Mit Pyrotechnik, Wasser und 30 Tänzerinnen

In seinen Songs setzt Kraftklub häufig auf gesellschaftskritische Texte. „Allen ist alles egal, außer der Handyvertrag. Und ich male alles schwarz. Mit 390 Euro Hartz kommt man nicht weit im Bio-Markt“, sang Brummer nachdem er dazu aufrief, sich gegen Homophobie und Rassismus stark zu machen.

Viele überraschende Aktionen können dem Panorama des Waldes doch noch etwas entgegensetzen. Pyrotechnik heizte der Stimmung ein, der Wasserstrahl aus dem Gartenschlauch auf das Publikum kühlt die Gemüter wieder ab.

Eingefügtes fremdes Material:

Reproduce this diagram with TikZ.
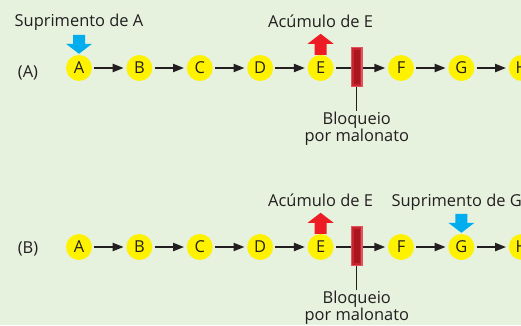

Rund 30 Tänzerinnen schlüpfen im Hintergrund immer wieder in neue Rollen – mal als Teilnehmerinnen einer Demo, mal als Nonnen.

Für Kraftklub ist es das dritte Konzert an aufeinander folgenden Abenden. Am Sonntag spielte die Band auf einem Festival in den Niederlanden. Und im Taubertal rappte zum Abschluß des Festivals am Sonntag Marteria für die Musikfans zwischen Berg und Tal.